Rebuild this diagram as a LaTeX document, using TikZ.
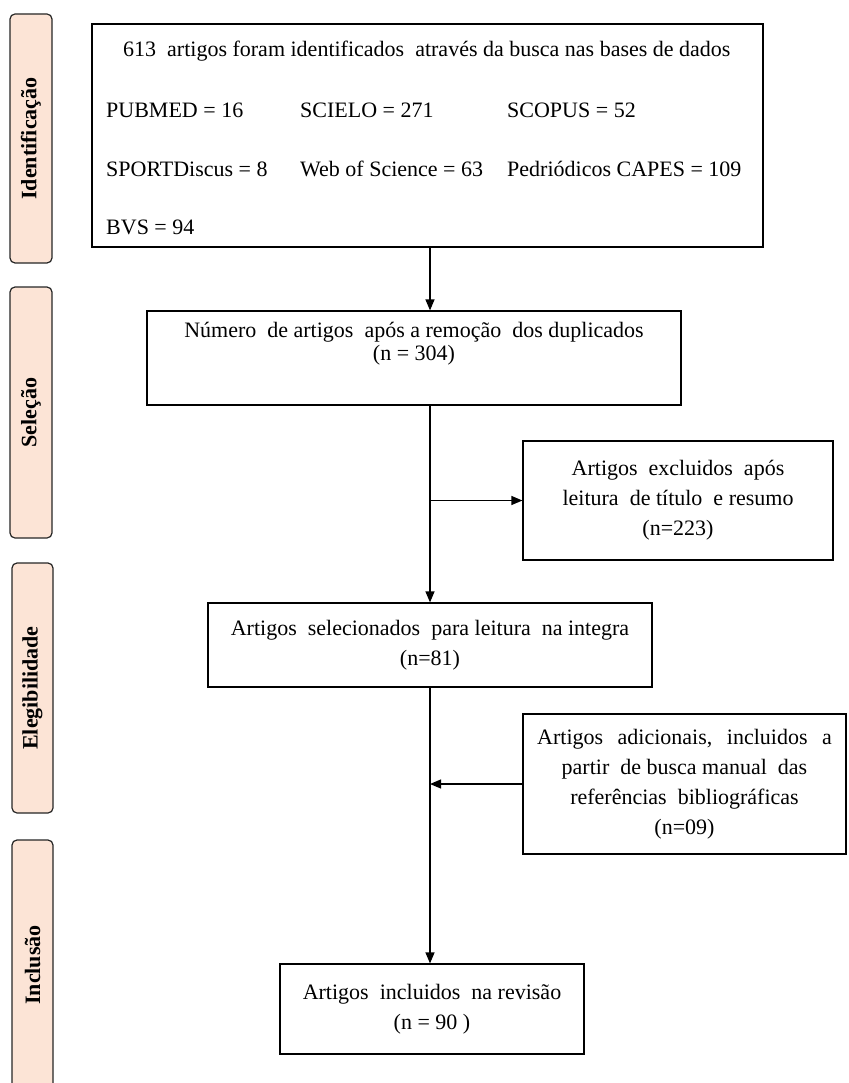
\documentclass[tikz,border=0pt]{standalone}
\usepackage{fontspec}
\setmainfont{Liberation Serif}
\usetikzlibrary{arrows.meta}
\definecolor{pessego}{HTML}{FCE4D6}

\begin{document}
\begin{tikzpicture}[x=1pt,y=-1pt,
    caixa/.style={draw, line width=1.2pt, align=center, inner sep=0pt,
      font=\fontsize{22}{30}\selectfont},
    fase/.style={draw=black!85, line width=1.2pt, rounded corners=5pt, fill=pessego,
      rotate=90, inner sep=0pt, font=\bfseries\fontsize{22}{26}\selectfont},
    linha/.style={anchor=base west, inner sep=0pt, font=\fontsize{22}{26}\selectfont},
    >={Triangle[length=11pt,width=9pt]}]
  \useasboundingbox (0,0) rectangle (848,1083);

  % fases
  \node[fase, minimum width=249pt, minimum height=42pt] (ident) at (31,138.5) {Identificação};
  \node[fase, minimum width=251pt, minimum height=42pt] (selecao) at (31,412.5) {Seleção};
  \node[fase, minimum width=250pt, minimum height=41pt] (eleg) at (32.5,688) {Elegibilidade};
  \node[fase, minimum width=250pt, minimum height=41pt] (inclusao) at (32.5,965) {Inclusão};

  % busca nas bases
  \node[caixa, minimum width=671pt, minimum height=223pt] (busca) at (427.5,135.5) {};
  \node[linha] (total) at (123,57) {613\ \ artigos foram identificados\ \ através da busca nas bases de dados};
  \node[linha] (pubmed) at (106,118) {PUBMED = 16};
  \node[linha] (scielo) at (300,118) {SCIELO = 271};
  \node[linha] (scopus) at (507,118) {SCOPUS = 52};
  \node[linha] (sport) at (106,177) {SPORTDiscus = 8};
  \node[linha] (wos) at (300,177) {Web of Science = 63};
  \node[linha] (capes) at (507,177) {Pedriódicos CAPES = 109};
  \node[linha] (bvs) at (106,235) {BVS = 94};

  % caixas do fluxo
  \node[caixa, minimum width=534pt, minimum height=94pt, text depth=33pt,
    font=\fontsize{22}{23}\selectfont] (duplic) at (414,358)
    {Número\ \ de artigos\ \ após a remoção\ \ dos duplicados\\(n = 304)};
  \node[caixa, minimum width=310pt, minimum height=119pt] (excl) at (678,500.5)
    {Artigos\ \ excluidos\ \ após\\leitura\ \ de título\ \ e resumo\\(n=223)};
  \node[caixa, minimum width=444pt, minimum height=84pt] (selec) at (430,645)
    {Artigos\ \ selecionados\ \ para leitura\ \ na integra\\(n=81)};
  \node[caixa, minimum width=323pt, minimum height=140pt] (adic) at (684.5,784)
    {Artigos\hspace{9pt} adicionais,\hspace{9pt} incluidos\hspace{9pt} a\\partir\ \ de busca manual\ \ das\\referências\ \ bibliográficas\\(n=09)};
  \node[caixa, minimum width=304pt, minimum height=90pt] (incl) at (432,1009)
    {Artigos\ \ incluidos\ \ na revisão\\(n = 90 )};

  \coordinate (eixo) at (430,0);
  \begin{scope}[->, line width=1.2pt]
    \draw (busca.south -| eixo) -- (duplic.north -| eixo);
    \draw (duplic.south -| eixo) -- (selec.north -| eixo);
    \draw (duplic.south -| eixo) |- (excl.west);
    \draw (selec.south -| eixo) -- (incl.north -| eixo);
    \draw (adic.west) -- (adic.west -| eixo);
  \end{scope}
\end{tikzpicture}
\end{document}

**Direction:** Write out each line again precisely as it appears, skipping every picture.

**Correct answer:**
Rebuild this diagram as a LaTeX document, using TikZ.
\documentclass[tikz,border=0pt]{standalone}
\usepackage{fontspec}
\setmainfont{Liberation Serif}
\usetikzlibrary{arrows.meta}
\definecolor{pessego}{HTML}{FCE4D6}

\begin{document}
\begin{tikzpicture}[x=1pt,y=-1pt,
    caixa/.style={draw, line width=1.2pt, align=center, inner sep=0pt,
      font=\fontsize{22}{30}\selectfont},
    fase/.style={draw=black!85, line width=1.2pt, rounded corners=5pt, fill=pessego,
      rotate=90, inner sep=0pt, font=\bfseries\fontsize{22}{26}\selectfont},
    linha/.style={anchor=base west, inner sep=0pt, font=\fontsize{22}{26}\selectfont},
    >={Triangle[length=11pt,width=9pt]}]
  \useasboundingbox (0,0) rectangle (848,1083);

  % fases
  \node[fase, minimum width=249pt, minimum height=42pt] (ident) at (31,138.5) {Identificação};
  \node[fase, minimum width=251pt, minimum height=42pt] (selecao) at (31,412.5) {Seleção};
  \node[fase, minimum width=250pt, minimum height=41pt] (eleg) at (32.5,688) {Elegibilidade};
  \node[fase, minimum width=250pt, minimum height=41pt] (inclusao) at (32.5,965) {Inclusão};

  % busca nas bases
  \node[caixa, minimum width=671pt, minimum height=223pt] (busca) at (427.5,135.5) {};
  \node[linha] (total) at (123,57) {613\ \ artigos foram identificados\ \ através da busca nas bases de dados};
  \node[linha] (pubmed) at (106,118) {PUBMED = 16};
  \node[linha] (scielo) at (300,118) {SCIELO = 271};
  \node[linha] (scopus) at (507,118) {SCOPUS = 52};
  \node[linha] (sport) at (106,177) {SPORTDiscus = 8};
  \node[linha] (wos) at (300,177) {Web of Science = 63};
  \node[linha] (capes) at (507,177) {Pedriódicos CAPES = 109};
  \node[linha] (bvs) at (106,235) {BVS = 94};

  % caixas do fluxo
  \node[caixa, minimum width=534pt, minimum height=94pt, text depth=33pt,
    font=\fontsize{22}{23}\selectfont] (duplic) at (414,358)
    {Número\ \ de artigos\ \ após a remoção\ \ dos duplicados\\(n = 304)};
  \node[caixa, minimum width=310pt, minimum height=119pt] (excl) at (678,500.5)
    {Artigos\ \ excluidos\ \ após\\leitura\ \ de título\ \ e resumo\\(n=223)};
  \node[caixa, minimum width=444pt, minimum height=84pt] (selec) at (430,645)
    {Artigos\ \ selecionados\ \ para leitura\ \ na integra\\(n=81)};
  \node[caixa, minimum width=323pt, minimum height=140pt] (adic) at (684.5,784)
    {Artigos\hspace{9pt} adicionais,\hspace{9pt} incluidos\hspace{9pt} a\\partir\ \ de busca manual\ \ das\\referências\ \ bibliográficas\\(n=09)};
  \node[caixa, minimum width=304pt, minimum height=90pt] (incl) at (432,1009)
    {Artigos\ \ incluidos\ \ na revisão\\(n = 90 )};

  \coordinate (eixo) at (430,0);
  \begin{scope}[->, line width=1.2pt]
    \draw (busca.south -| eixo) -- (duplic.north -| eixo);
    \draw (duplic.south -| eixo) -- (selec.north -| eixo);
    \draw (duplic.south -| eixo) |- (excl.west);
    \draw (selec.south -| eixo) -- (incl.north -| eixo);
    \draw (adic.west) -- (adic.west -| eixo);
  \end{scope}
\end{tikzpicture}
\end{document}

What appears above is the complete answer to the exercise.